**WHAT IS NEEDED:** Shown below is a listing with pictures; reproduce exactly, and only, the lines between the ones containing "Generate a Python" and "plt.rcParams['font.family'] = ['Liberation", inclusive, leaving the pictures out.

**THE RECORDS:**
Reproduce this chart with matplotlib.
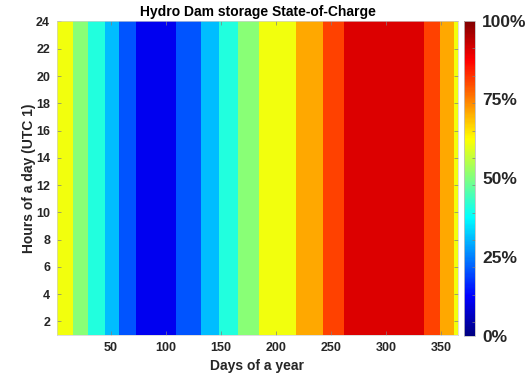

--

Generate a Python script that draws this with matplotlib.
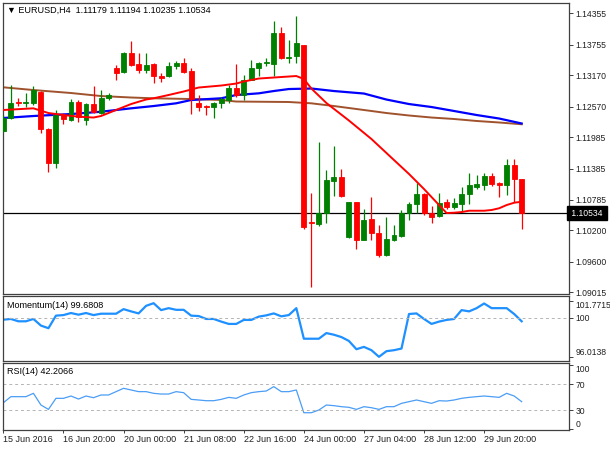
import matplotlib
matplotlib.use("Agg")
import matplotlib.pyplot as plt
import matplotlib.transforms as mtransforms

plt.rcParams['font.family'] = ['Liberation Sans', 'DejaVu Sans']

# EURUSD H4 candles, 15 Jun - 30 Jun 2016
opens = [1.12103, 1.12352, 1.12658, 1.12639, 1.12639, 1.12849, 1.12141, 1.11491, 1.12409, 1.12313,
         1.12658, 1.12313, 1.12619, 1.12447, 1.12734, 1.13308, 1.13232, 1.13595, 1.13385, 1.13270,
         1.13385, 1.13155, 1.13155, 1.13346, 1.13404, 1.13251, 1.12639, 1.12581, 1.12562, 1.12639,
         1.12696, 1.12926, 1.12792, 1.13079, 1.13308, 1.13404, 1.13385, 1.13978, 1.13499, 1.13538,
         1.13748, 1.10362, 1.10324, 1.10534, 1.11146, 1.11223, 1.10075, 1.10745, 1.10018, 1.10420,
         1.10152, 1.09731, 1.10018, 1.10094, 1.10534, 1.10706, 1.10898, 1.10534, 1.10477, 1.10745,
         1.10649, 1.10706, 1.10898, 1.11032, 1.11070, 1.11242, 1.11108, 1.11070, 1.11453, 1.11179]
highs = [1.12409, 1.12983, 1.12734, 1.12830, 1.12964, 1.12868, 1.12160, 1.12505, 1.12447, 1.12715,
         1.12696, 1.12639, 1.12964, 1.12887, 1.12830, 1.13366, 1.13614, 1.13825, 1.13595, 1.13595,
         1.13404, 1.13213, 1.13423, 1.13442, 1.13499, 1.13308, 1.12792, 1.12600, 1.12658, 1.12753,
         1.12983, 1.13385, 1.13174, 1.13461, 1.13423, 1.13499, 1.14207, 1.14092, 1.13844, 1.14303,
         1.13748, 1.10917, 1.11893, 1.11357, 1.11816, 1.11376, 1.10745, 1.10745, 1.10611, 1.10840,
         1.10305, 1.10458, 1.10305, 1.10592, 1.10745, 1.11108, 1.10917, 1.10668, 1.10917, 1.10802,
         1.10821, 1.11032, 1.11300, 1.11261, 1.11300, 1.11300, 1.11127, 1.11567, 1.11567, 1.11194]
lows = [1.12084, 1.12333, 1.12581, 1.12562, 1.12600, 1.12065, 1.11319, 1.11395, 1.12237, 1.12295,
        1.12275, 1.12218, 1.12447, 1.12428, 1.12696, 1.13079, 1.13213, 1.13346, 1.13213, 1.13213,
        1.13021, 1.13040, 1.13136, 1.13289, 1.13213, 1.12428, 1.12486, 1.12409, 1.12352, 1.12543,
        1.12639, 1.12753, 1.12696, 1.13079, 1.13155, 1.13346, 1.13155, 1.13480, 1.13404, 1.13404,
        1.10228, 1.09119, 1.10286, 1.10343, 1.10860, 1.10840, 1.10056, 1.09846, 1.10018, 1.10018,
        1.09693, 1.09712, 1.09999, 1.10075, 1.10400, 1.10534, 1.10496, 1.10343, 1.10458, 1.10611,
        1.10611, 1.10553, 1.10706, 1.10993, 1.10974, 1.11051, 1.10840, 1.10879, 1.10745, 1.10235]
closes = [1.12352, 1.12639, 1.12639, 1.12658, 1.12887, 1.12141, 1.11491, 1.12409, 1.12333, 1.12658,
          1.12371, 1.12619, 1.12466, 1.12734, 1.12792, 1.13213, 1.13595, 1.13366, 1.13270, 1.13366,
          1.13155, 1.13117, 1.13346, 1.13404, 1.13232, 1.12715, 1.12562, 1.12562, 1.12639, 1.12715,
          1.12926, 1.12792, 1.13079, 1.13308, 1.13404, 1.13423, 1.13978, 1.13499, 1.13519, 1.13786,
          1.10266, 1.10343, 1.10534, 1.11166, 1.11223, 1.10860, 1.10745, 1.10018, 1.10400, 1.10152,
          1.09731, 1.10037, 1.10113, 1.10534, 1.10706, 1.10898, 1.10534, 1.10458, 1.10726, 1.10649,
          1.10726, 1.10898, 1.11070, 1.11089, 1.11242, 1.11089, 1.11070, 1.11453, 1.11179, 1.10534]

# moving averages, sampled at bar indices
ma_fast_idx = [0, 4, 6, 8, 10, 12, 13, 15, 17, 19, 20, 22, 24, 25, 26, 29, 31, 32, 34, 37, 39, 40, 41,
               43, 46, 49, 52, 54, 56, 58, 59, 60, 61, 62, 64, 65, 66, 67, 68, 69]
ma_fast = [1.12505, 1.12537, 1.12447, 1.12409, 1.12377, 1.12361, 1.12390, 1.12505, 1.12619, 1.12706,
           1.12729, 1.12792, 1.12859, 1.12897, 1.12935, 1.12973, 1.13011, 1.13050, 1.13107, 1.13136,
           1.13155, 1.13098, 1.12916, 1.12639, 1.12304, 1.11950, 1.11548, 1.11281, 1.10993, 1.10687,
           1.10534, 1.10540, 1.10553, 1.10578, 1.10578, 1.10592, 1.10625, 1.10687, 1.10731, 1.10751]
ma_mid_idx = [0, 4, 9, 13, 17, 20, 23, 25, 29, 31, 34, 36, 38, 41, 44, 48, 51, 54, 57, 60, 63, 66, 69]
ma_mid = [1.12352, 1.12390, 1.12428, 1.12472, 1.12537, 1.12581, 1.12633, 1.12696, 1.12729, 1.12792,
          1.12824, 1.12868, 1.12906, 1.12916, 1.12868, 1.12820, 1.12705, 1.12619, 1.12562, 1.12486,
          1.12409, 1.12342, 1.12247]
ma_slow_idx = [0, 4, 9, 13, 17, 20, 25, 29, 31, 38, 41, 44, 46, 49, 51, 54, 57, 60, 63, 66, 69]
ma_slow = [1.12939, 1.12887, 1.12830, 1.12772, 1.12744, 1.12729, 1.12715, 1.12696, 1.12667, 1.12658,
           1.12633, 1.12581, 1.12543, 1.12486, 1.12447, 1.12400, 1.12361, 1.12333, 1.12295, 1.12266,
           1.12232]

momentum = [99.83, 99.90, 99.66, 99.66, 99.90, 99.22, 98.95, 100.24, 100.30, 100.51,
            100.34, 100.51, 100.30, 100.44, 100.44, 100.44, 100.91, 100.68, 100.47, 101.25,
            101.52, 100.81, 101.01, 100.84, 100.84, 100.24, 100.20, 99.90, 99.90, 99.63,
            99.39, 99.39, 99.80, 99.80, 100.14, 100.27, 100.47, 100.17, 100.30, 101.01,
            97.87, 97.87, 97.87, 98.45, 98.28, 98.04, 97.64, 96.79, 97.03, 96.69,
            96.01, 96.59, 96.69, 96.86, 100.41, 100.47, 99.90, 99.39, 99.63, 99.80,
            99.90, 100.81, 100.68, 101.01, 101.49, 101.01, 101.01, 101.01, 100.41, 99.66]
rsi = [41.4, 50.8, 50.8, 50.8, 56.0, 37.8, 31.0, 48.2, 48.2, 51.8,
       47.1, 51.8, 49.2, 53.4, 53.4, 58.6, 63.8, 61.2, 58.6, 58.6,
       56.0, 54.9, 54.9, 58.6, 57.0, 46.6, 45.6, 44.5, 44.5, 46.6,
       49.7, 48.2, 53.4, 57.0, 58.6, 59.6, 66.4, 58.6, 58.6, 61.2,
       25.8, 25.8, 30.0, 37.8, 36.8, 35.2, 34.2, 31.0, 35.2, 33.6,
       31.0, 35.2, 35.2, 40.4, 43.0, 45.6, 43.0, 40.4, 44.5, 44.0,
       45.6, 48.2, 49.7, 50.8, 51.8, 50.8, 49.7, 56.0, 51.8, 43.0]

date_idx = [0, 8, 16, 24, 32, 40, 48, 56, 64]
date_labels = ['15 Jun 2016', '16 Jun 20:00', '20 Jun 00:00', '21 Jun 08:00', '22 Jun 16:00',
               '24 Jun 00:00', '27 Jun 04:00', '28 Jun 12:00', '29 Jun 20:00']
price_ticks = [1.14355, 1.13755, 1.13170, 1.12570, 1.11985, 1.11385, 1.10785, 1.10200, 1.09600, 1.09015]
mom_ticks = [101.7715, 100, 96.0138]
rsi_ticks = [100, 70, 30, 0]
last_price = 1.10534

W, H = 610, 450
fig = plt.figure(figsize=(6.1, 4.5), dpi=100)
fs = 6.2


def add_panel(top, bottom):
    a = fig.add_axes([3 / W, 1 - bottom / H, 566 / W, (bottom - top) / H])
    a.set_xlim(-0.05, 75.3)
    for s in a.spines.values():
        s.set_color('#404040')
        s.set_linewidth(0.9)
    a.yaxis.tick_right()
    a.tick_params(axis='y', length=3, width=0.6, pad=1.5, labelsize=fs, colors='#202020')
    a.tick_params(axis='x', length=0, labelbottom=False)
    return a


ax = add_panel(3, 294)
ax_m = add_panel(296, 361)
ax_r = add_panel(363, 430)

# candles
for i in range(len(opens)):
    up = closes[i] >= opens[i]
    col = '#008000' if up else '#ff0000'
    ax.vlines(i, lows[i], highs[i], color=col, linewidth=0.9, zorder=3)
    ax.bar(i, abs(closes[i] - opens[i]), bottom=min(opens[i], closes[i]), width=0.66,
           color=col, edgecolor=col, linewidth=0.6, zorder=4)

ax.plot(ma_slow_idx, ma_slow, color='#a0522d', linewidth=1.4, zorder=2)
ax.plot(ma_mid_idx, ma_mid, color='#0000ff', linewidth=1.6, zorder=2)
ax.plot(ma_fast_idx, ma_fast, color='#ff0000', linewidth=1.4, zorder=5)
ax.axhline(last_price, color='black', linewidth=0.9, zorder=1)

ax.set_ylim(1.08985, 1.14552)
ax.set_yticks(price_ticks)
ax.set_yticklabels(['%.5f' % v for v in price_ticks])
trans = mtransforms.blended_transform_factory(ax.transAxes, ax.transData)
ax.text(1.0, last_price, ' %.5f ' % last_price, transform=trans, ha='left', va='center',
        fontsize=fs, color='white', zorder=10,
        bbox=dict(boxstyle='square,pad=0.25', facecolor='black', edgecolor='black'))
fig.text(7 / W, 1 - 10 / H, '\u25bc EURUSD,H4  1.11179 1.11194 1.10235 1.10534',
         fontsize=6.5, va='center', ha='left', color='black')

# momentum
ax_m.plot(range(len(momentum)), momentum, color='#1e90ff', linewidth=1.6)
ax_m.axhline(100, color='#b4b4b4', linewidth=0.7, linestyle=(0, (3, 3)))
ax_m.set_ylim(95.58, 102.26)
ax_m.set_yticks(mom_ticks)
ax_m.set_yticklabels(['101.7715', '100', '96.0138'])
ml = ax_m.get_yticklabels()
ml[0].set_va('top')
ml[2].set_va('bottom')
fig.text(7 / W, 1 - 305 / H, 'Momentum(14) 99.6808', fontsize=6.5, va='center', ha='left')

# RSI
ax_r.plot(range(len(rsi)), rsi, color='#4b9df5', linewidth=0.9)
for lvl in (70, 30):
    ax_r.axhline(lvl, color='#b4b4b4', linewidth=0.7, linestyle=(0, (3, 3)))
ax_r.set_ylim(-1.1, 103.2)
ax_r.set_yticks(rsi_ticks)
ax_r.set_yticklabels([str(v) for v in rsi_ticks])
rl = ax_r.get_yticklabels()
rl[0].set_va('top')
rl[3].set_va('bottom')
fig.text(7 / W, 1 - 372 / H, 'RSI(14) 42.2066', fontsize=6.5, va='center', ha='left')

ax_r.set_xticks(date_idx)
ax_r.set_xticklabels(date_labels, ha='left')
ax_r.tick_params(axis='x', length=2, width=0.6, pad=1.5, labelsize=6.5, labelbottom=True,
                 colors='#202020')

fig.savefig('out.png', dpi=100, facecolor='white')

**FULL RESPONSE:**
Generate a Python script that draws this with matplotlib.
import matplotlib
matplotlib.use("Agg")
import matplotlib.pyplot as plt
import matplotlib.transforms as mtransforms

plt.rcParams['font.family'] = ['Liberation Sans', 'DejaVu Sans']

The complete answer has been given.